Evento: Portugal, Brasil do meio dos anos 1970
Uma infância não é uma continuidade. Espécie de velho filme celuloide queimado, dele restam trechos que décadas depois se procura coerentizar em memórias, ou até em livros de memórias. Uma das imagens que de infância foram os cabelos brancos de Álvaro Cunhal.
Não eram sinal de decadência. Eu nem sabia quem era – aos doze anos é difícil se saber dessas coisas de adultos, quanto mais de política. Só sabia que do outro lado do mar, em Portugal, alguém se tinha revoltado contra alguém e o regime caíra. Revistas daquele 1974 mostravam fotos de tanques e cravos e nomes de até então obscuros exilados e militares lusos que de um momento a outro se catapultaram ao olho do furacão na disputa entre superpotências. Entre eles um se destacava pelo verdadeiro capacete branco que lhe envolvia a cabeça.

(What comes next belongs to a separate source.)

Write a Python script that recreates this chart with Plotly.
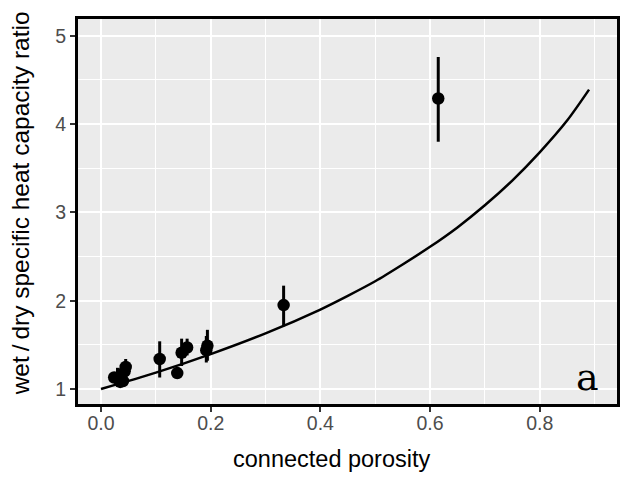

Pioneiro do marketing pessoal quando esse conceito nem existia, o líder comunista português tinha história lendária, pontuada, como todo bom líder comunista da época, por brigas internas, aborrecidos estudos teóricos, torturas e prisões, com direito a uma fuga espetacular a que cinema ainda precisa fazer jus. Seus livros pipocavam na única livraria subversiva de Fortaleza – comprei a “Contribuição para o Estudo da Questão Agrária” da qual, fora as menções aos latifúndios no Alentejo, não lembro de muita coisa, nem creio que tenha entendido muito.
Deixo para outros o julgamento sobre o líder luso. Para mim marcou aquele cara de fala firme e cabeleira branca. Infância é assim.